Anhelkocephalon Temporal range: Anisian PreꞒ Ꞓ O S D C P T J K Pg N

Scientific classification
- Kingdom: Animalia
- Phylum: Arthropoda
- Clade: Pancrustacea
- Superclass: Multicrustacea
- Order: †Cyclida
- Genus: †Anhelkocephalon Bill, 1914
- Species: †A. handlirschi
- Binomial name: †Anhelkocephalon handlirschi Bill, 1914

= Anhelkocephalon =

- Genus: Anhelkocephalon
- Species: handlirschi
- Authority: Bill, 1914
- Parent authority: Bill, 1914

Triassic genus of crustaceans

Anhelkocephalon is an extinct genus of cyclidan crustaceans. It was found in the Anisian (middle Triassic) Grès à Voltzia Formation from eastern France.

== Discovery and history ==
The holotype was found in the Grès à Meules unit of the Grès à Voltzia. The Grès à Meules is made of fine grained sandstones mixed with laminated clay and silt lenses and layers of calcareous sandstone and sandy dolomites. It was first described as an isopod from the extant genus Serolis because of its reduced abdomen, large telson and head structure, but this interpretation is outdated.
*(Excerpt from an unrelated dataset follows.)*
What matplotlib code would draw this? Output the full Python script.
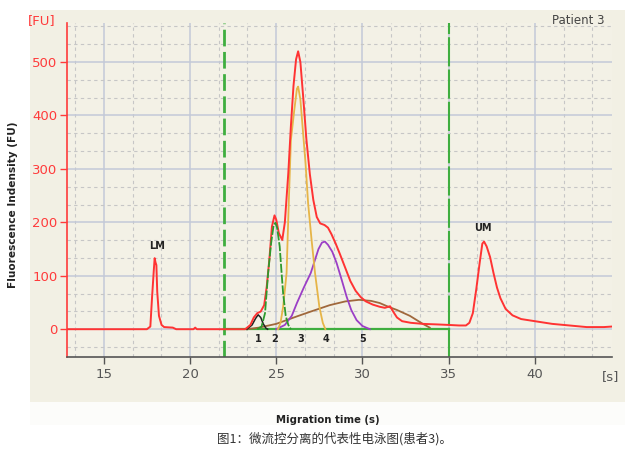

Unfortunately, the holotype was destroyed in a fire in 1967, however a neotype and a paraneotype were designated from the same formation in 1984. Another specimen was attributed to this species since. Lastly it was reevaluated in 2020 as a member of Cyclida.

== Description ==
Description of the neotype SMNS 75641, which is not very well preserved, according to Schädel et al. (2020):
- A bilateral body with a total of six visible pairs of articulated appendages, including two pairs of anterior appendages, which may represent antennae, and four pairs of walking or grasping appendages. The body width increases towards the posterior-most pair of appendages and then decreases posteriorly.
- The antennules of the first pair are small and divided into a peduncle composed of at least two segments, with a dense fringe of setae on the proximal segment, and a narrow distal flagellum. No segmentation is visible on the flagellum, but this may be due to poor preservation.
- The second pair, interpreted as antennae, is organized in a similar way: a proximal peduncular region composed of at least three segments bearing setae, and a long flagellum composed of at least 21 elements.
- The eight posterior appendages are all composed of five segments.
- The shield is roughly circular, about 18 mm long and 22.7 mm wide. The posterior margin exhibits a pair of lobes, each composed of two large parts surrounding a smaller, almost circular part. It shows a net-like pattern of thin lines. It also bears a Y-shaped structure composed of five elements: two pairs of oblique keel-like bulges converging towards a fifth anterior midline bulge.
- Two pairs of gill-like structures are also present. This large sclerite is located posterior to the walking appendages in the fossil, but this was probably not its original position in life.
- The specimen SMNS 75641-3 also shows a rounded sclerite with a clear net-like pattern. This specimen is about 16 mm long.

== Affinities ==
The classification of Anhelkocephalon as an isopod is not tenable because of the large round sclerite. Even if some isopods show a circular body plan, it is often achieved by broadened distinct tergites and not one single big sclerite. Moreover, the margin lobes were originally thought to be uropods but they are actually part of the shield itself.

On the other hand, a large circular sclerite is typical of cyclidan. The most conspicuous resemblance with cyclidans is the "Y"-shaped bulge structure on the shield.

It is not excluded that the original specimen was a different species.

== Ecology ==
The sedimentary deposits where Anhelkocephalon was found likely represent a benthic, brackish or freshwater deltaic environment. It probably lived alongside the other cyclidan Halicyne.